Source material –
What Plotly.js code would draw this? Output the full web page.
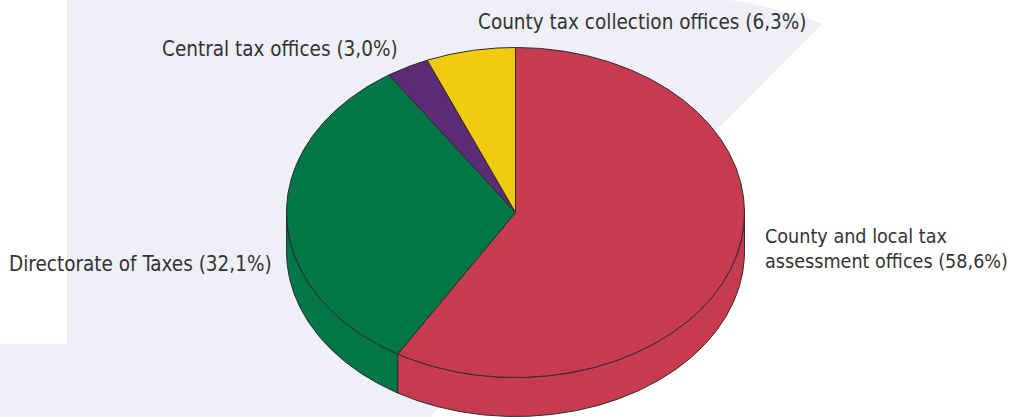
<!DOCTYPE html>
<html>
<head>
<meta charset="utf-8">
<script src="https://cdn.plot.ly/plotly-3.0.1.min.js"></script>
<style>html,body{margin:0;padding:0;background:#fff;}#chart{width:1017px;height:417px;}</style>
</head>
<body>
<div id="chart"></div>
<script>
// ---- data ----
const categories = ['County and local tax<br>assessment offices', 'Directorate of Taxes', 'Central tax offices', 'County tax collection offices'];
const values = [58.6, 32.1, 3.0, 6.3];
const colors = ['#c73a50', '#027646', '#5e2c77', '#f1cb0f'];

// ---- geometry (layout only) ----
const W = 1017, H = 417;
const cx = 515.5, cy = 212.5, rx = 229, ry = 165, depth = 39;
const total = values.reduce((a, b) => a + b, 0);

function pt(deg, dz) {
  const r = deg * Math.PI / 180;
  return [cx + rx * Math.cos(r), cy - ry * Math.sin(r) + (dz || 0)];
}
function arc(a0, a1, dz) {
  const n = Math.max(2, Math.ceil(Math.abs(a1 - a0) / 0.5));
  const out = [];
  for (let i = 0; i <= n; i++) out.push(pt(a0 + (a1 - a0) * i / n, dz));
  return out;
}

const sideTraces = [], topTraces = [];
let start = 90;
values.forEach((v, i) => {
  const a0 = start, a1 = start - v / total * 360;
  start = a1;
  const pts = [[cx, cy]].concat(arc(a0, a1, 0)).concat([[cx, cy]]);
  topTraces.push({
    type: 'scatter', mode: 'lines', fill: 'toself', fillcolor: colors[i],
    x: pts.map(p => p[0]), y: pts.map(p => p[1]),
    line: {color: '#2b2b2b', width: 1}, hoverinfo: 'skip', name: categories[i]
  });
  [[-180, 0], [-540, -360]].forEach(([lo, hi]) => {
    const s = Math.min(a0, hi), e = Math.max(a1, lo);
    if (s > e) {
      const topArc = arc(s, e, 0);
      const botArc = arc(e, s, depth);
      const sp = topArc.concat(botArc).concat([topArc[0]]);
      sideTraces.push({
        type: 'scatter', mode: 'lines', fill: 'toself', fillcolor: colors[i],
        x: sp.map(p => p[0]), y: sp.map(p => p[1]),
        line: {color: '#2b2b2b', width: 1}, hoverinfo: 'skip'
      });
    }
  });
});

function fmt(v) { return v.toFixed(1).replace('.', ','); }
const labelText = categories.map((c, i) => c + ' (' + fmt(values[i]) + '%)');

const font = {family: 'DejaVu Sans Condensed, DejaVu Sans, sans-serif', size: 20.5, color: '#333333'};
const fontSmall = Object.assign({}, font, {size: 19.6});
const annotations = [
  {x: 763, y: 248.5, xanchor: 'left', yanchor: 'middle', align: 'left', text: labelText[0], font: fontSmall},
  {x: 274, y: 264, xanchor: 'right', yanchor: 'middle', text: labelText[1]},
  {x: 400, y: 49, xanchor: 'right', yanchor: 'middle', text: labelText[2]},
  {x: 476, y: 22, xanchor: 'left', yanchor: 'middle', text: labelText[3]}
].map(a => Object.assign({xref: 'x', yref: 'y', showarrow: false, font: font}, a));

const layout = {
  width: W, height: H,
  margin: {l: 0, r: 0, t: 0, b: 0},
  paper_bgcolor: '#ffffff', plot_bgcolor: 'rgba(0,0,0,0)',
  showlegend: false,
  xaxis: {range: [0, W], visible: false, fixedrange: true},
  yaxis: {range: [H, 0], visible: false, fixedrange: true},
  shapes: [{
    type: 'path', xref: 'x', yref: 'y', layer: 'below',
    path: 'M67,0 L730,0 Q780,8 822,24 L430,417 L0,417 L0,344 L67,344 Z',
    fillcolor: '#eeeff7', line: {width: 0}
  }],
  annotations: annotations
};

Plotly.newPlot('chart', sideTraces.concat(topTraces), layout, {staticPlot: true, displayModeBar: false});
</script>
</body>
</html>
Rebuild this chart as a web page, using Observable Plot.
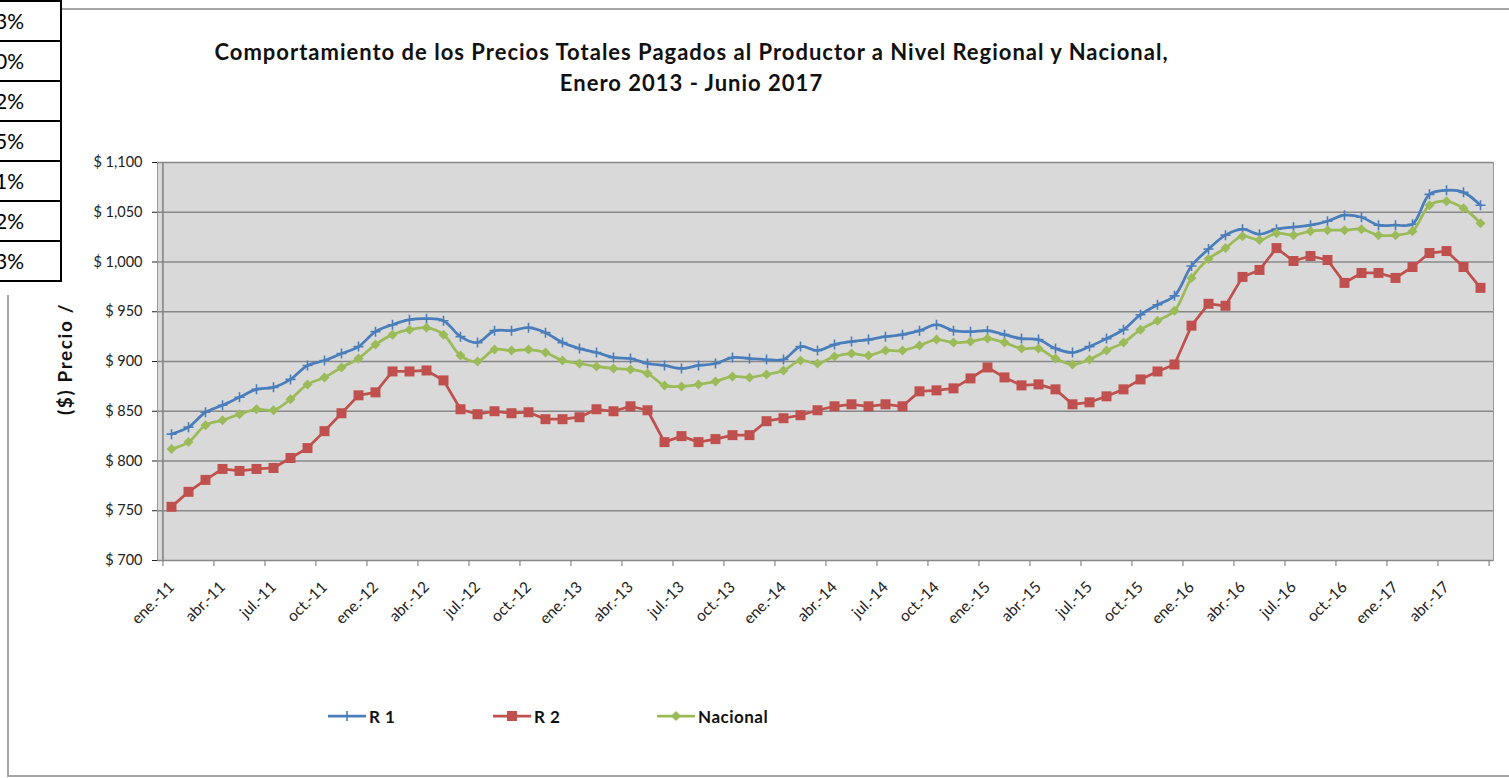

Short problem –
Exactly as written, return every line of the listing, but not the pictures.

Final result –
What Plotly.js code would draw this? Output the full web page.
<!DOCTYPE html>
<html>
<head>
<meta charset="utf-8">
<script src="https://cdn.plot.ly/plotly-3.0.1.min.js"></script>
<style>html,body{margin:0;padding:0;background:#fff;}#chart{width:1017px;height:417px;}</style>
</head>
<body>
<div id="chart"></div>
<script>
// ---- data ----
const categories = ['County and local tax<br>assessment offices', 'Directorate of Taxes', 'Central tax offices', 'County tax collection offices'];
const values = [58.6, 32.1, 3.0, 6.3];
const colors = ['#c73a50', '#027646', '#5e2c77', '#f1cb0f'];

// ---- geometry (layout only) ----
const W = 1017, H = 417;
const cx = 515.5, cy = 212.5, rx = 229, ry = 165, depth = 39;
const total = values.reduce((a, b) => a + b, 0);

function pt(deg, dz) {
  const r = deg * Math.PI / 180;
  return [cx + rx * Math.cos(r), cy - ry * Math.sin(r) + (dz || 0)];
}
function arc(a0, a1, dz) {
  const n = Math.max(2, Math.ceil(Math.abs(a1 - a0) / 0.5));
  const out = [];
  for (let i = 0; i <= n; i++) out.push(pt(a0 + (a1 - a0) * i / n, dz));
  return out;
}

const sideTraces = [], topTraces = [];
let start = 90;
values.forEach((v, i) => {
  const a0 = start, a1 = start - v / total * 360;
  start = a1;
  const pts = [[cx, cy]].concat(arc(a0, a1, 0)).concat([[cx, cy]]);
  topTraces.push({
    type: 'scatter', mode: 'lines', fill: 'toself', fillcolor: colors[i],
    x: pts.map(p => p[0]), y: pts.map(p => p[1]),
    line: {color: '#2b2b2b', width: 1}, hoverinfo: 'skip', name: categories[i]
  });
  [[-180, 0], [-540, -360]].forEach(([lo, hi]) => {
    const s = Math.min(a0, hi), e = Math.max(a1, lo);
    if (s > e) {
      const topArc = arc(s, e, 0);
      const botArc = arc(e, s, depth);
      const sp = topArc.concat(botArc).concat([topArc[0]]);
      sideTraces.push({
        type: 'scatter', mode: 'lines', fill: 'toself', fillcolor: colors[i],
        x: sp.map(p => p[0]), y: sp.map(p => p[1]),
        line: {color: '#2b2b2b', width: 1}, hoverinfo: 'skip'
      });
    }
  });
});

function fmt(v) { return v.toFixed(1).replace('.', ','); }
const labelText = categories.map((c, i) => c + ' (' + fmt(values[i]) + '%)');

const font = {family: 'DejaVu Sans Condensed, DejaVu Sans, sans-serif', size: 20.5, color: '#333333'};
const fontSmall = Object.assign({}, font, {size: 19.6});
const annotations = [
  {x: 763, y: 248.5, xanchor: 'left', yanchor: 'middle', align: 'left', text: labelText[0], font: fontSmall},
  {x: 274, y: 264, xanchor: 'right', yanchor: 'middle', text: labelText[1]},
  {x: 400, y: 49, xanchor: 'right', yanchor: 'middle', text: labelText[2]},
  {x: 476, y: 22, xanchor: 'left', yanchor: 'middle', text: labelText[3]}
].map(a => Object.assign({xref: 'x', yref: 'y', showarrow: false, font: font}, a));

const layout = {
  width: W, height: H,
  margin: {l: 0, r: 0, t: 0, b: 0},
  paper_bgcolor: '#ffffff', plot_bgcolor: 'rgba(0,0,0,0)',
  showlegend: false,
  xaxis: {range: [0, W], visible: false, fixedrange: true},
  yaxis: {range: [H, 0], visible: false, fixedrange: true},
  shapes: [{
    type: 'path', xref: 'x', yref: 'y', layer: 'below',
    path: 'M67,0 L730,0 Q780,8 822,24 L430,417 L0,417 L0,344 L67,344 Z',
    fillcolor: '#eeeff7', line: {width: 0}
  }],
  annotations: annotations
};

Plotly.newPlot('chart', sideTraces.concat(topTraces), layout, {staticPlot: true, displayModeBar: false});
</script>
</body>
</html>
Rebuild this chart as a web page, using Observable Plot.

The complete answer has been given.